Onde estava Hamilton naquelas três horas? O cara é heptacampeão mundial, um dos maiores pilotos de todos os tempos. Tem lugar de fala, tem estofo e história para vir à frente dos boxes e se posicionar. Mais: sua opinião provavelmente pesaria, seria considerada pelos comissários. Debaixo de toda aquela chuva, Hamilton poderia ter se manifestado sobre a falta de condições, clamado pelo cancelamento da corrida e o pedido o reembolso dos ingressos para os torcedores. Mas não. Preferiu ficar trancado nos boxes e só falar depois. Não foi a postura de um líder de classe. Foi a postura de um engenheiro de obra pronta;

Mas ele não está sozinho. Os chefes de equipe estão todos na mesma lista. Vários deles deram entrevistas naquele intervalo e adotaram discursos vazios, na linha do "vamos esperar para ver". Decisão tomada, todos subiram nas tamancas e se insurgiram contra a FIA, certamente seguindo orientação da área de relações públicas de suas montadoras. Saudade dos garagistas, dos donos de equipes com personalidade forte que falavam na lata;

"Grande corrida! Eu estava quase te alcançando!". Assim Norris cumprimentou Verstappen, no cercadinho em que os pilotos concedem entrevistas após as corridas. O inglês, além de grande piloto, é um cara divertido. E se não fosse o acidente no Q3, poderia ter herdado a vitória ontem. Uma hora ela vem...

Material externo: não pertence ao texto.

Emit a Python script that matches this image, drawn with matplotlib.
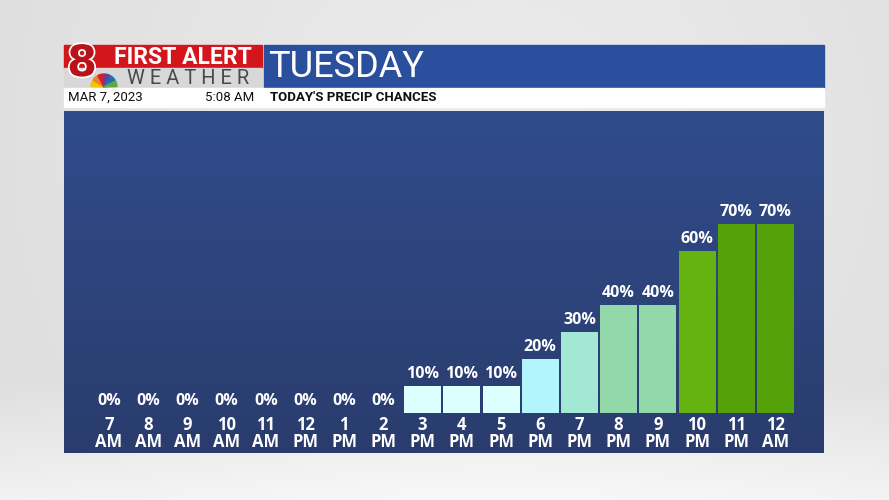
import matplotlib
matplotlib.use("Agg")
import matplotlib.pyplot as plt
import matplotlib.patheffects as pe
import numpy as np
from matplotlib.patches import Rectangle, Wedge

hours = ["7", "8", "9", "10", "11", "12", "1", "2", "3", "4", "5", "6", "7", "8", "9", "10", "11", "12"]
meridiem = ["AM", "AM", "AM", "AM", "AM", "PM", "PM", "PM", "PM", "PM", "PM", "PM", "PM", "PM", "PM", "PM", "PM", "AM"]
precip = [0, 0, 0, 0, 0, 0, 0, 0, 10, 10, 10, 20, 30, 40, 40, 60, 70, 70]
bar_colors = {10: "#dcffff", 20: "#b2f5fd", 30: "#a3e8d4", 40: "#92d8a8",
              60: "#64b310", 70: "#55a10a"}

title = "TUESDAY"
date_txt = "MAR 7, 2023"
time_txt = "5:08 AM"
subtitle = "TODAY'S PRECIP CHANCES"

W, H = 889, 500
fig = plt.figure(figsize=(W / 100, H / 100), dpi=100)

def fx(px):
    return px / W

def fy(py):
    return 1 - py / H

# background
bg = fig.add_axes([0, 0, 1, 1])
bg.set_xlim(0, W)
bg.set_ylim(H, 0)
bg.axis("off")
yy, xx = np.mgrid[0:H, 0:W]
g = 0.86 + 0.06 * np.exp(-((xx - 500) ** 2 + (yy - 150) ** 2) / 2e5)
g = g + 0.08 * np.clip((yy - 380) / 120, 0, 1)
g = np.clip(g, 0, 1)
bg.imshow(np.dstack([g, g, g]), extent=[0, W, H, 0], aspect="auto", zorder=0)

# header pieces
bg.add_patch(Rectangle((64, 45), 198, 23, color="#d2161b", zorder=2))
bg.add_patch(Rectangle((64, 68), 198, 20, color="#d8d8d8", zorder=2))
bg.add_patch(Rectangle((264, 45), 560, 43, color="#2a4f9c", zorder=2))
bg.add_patch(Rectangle((64, 88), 760, 19, color="#ffffff", zorder=2))
# "8" logo and peacock
bg.text(82, 64, "8", color="#b8121a", fontsize=31, fontweight="bold",
        ha="center", va="center", family="DejaVu Sans", zorder=3,
        path_effects=[pe.withStroke(linewidth=2.5, foreground="white")])
pea = ["#f6c500", "#f0842b", "#d3202d", "#6a3f8f", "#1d6fb8", "#5ca843"]
for i, c in enumerate(pea):
    bg.add_patch(Wedge((104, 87), 13, 180 + i * 30 + 2, 180 + (i + 1) * 30 - 2,
                       color=c, zorder=4))
bg.text(183, 57, "FIRST ALERT", color="white", fontsize=16.5, fontweight="bold",
        ha="center", va="center", family="Roboto", zorder=3)
bg.text(188, 78.5, "W E A T H E R", color="#4a4a4a", fontsize=14.5,
        ha="center", va="center", family="Roboto", zorder=3)
bg.text(268, 67, title, color="white", fontsize=26, ha="left", va="center",
        family="Roboto", zorder=3)
bg.text(68, 97.5, date_txt, color="#111111", fontsize=9.5, ha="left", va="center",
        family="Roboto", zorder=3)
bg.text(254, 97.5, time_txt, color="#111111", fontsize=9.5, ha="right", va="center",
        family="Roboto", zorder=3)
bg.text(270, 97.5, subtitle, color="#111111", fontsize=9.5, fontweight="bold",
        ha="left", va="center", family="Roboto", zorder=3)

# chart panel
x0, x1, ytop, ybot = 64, 824, 111, 453
ax = fig.add_axes([fx(x0), fy(ybot), fx(x1 - x0), (ybot - ytop) / H])
step = 39.2
c0 = 109
base = 413
pp = 2.7  # px per percent
ax.set_xlim(-(c0 - x0) / step, (x1 - c0) / step)
ax.set_ylim(-(ybot - base) / pp, (base - ytop) / pp)
ax.axis("off")
grad = np.linspace(0, 1, 256)[:, None]
top = np.array([0x30, 0x4c, 0x8b]) / 255
bot = np.array([0x2a, 0x3c, 0x6d]) / 255
img = top[None, None, :] * (1 - grad[..., None]) + bot[None, None, :] * grad[..., None]
img = np.repeat(img, 2, axis=1)
ax.imshow(img, extent=[ax.get_xlim()[0], ax.get_xlim()[1], ax.get_ylim()[0], ax.get_ylim()[1]],
          aspect="auto", zorder=0)

xs = np.arange(len(precip))
cols = [bar_colors.get(v, "#ffffff") for v in precip]
ax.bar(xs, precip, width=37 / step, color=cols, zorder=2)
for x, v, h, m in zip(xs, precip, hours, meridiem):
    ax.text(x, v + 1.6, f"{v}%", color="white", fontsize=11.5, fontweight="bold",
            ha="center", va="bottom", family="Open Sans", zorder=3)
    ax.text(x, -7.5, f"{h}\n{m}", color="white", fontsize=12, fontweight="bold",
            ha="center", va="center", family="Open Sans", linespacing=0.92,
            zorder=3)

fig.savefig("out.png", dpi=100)
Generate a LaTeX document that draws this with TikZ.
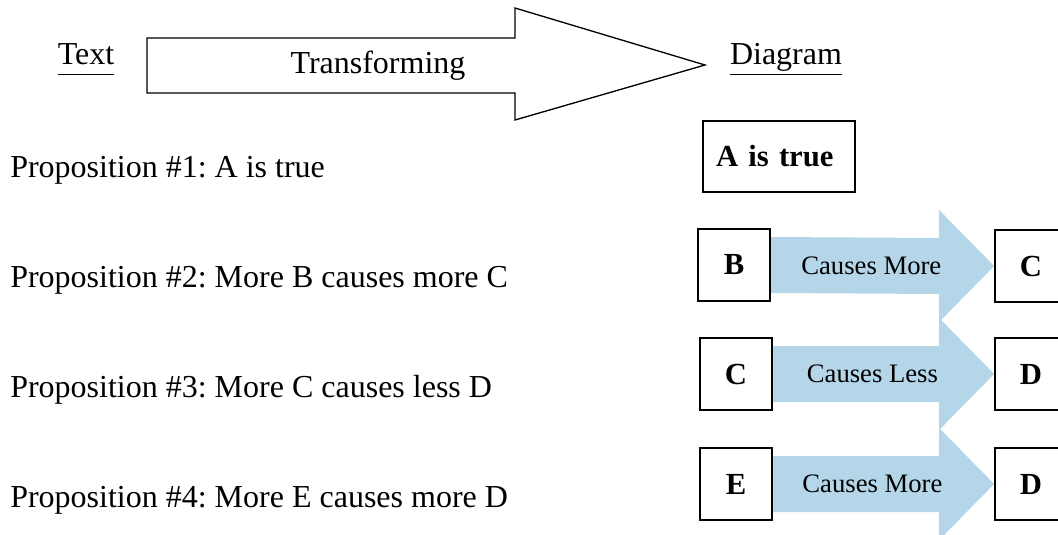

E os sorrisos de Russell no pódio? E a festa que ele fez? Não sei se isso melhora ou piora as chances de o inglês estar na Mercedes no ano que vem, mas foi legal de ver;

Verstappen ainda não conseguiu recuperar a liderança do campeonato, mas sai de Spa com pelo menos duas boas notícias. A primeira: seu motor, que já está no fim da linha, ganhou uma sobrevida. A segunda: a próxima é em casa. Zandvoort não terá público total, por causa da pandemia, mas não é difícil imaginar a cor predominante nas arquibancadas. Virar o campeonato diante de sua torcida seria especial. E é bem possível que aconteça.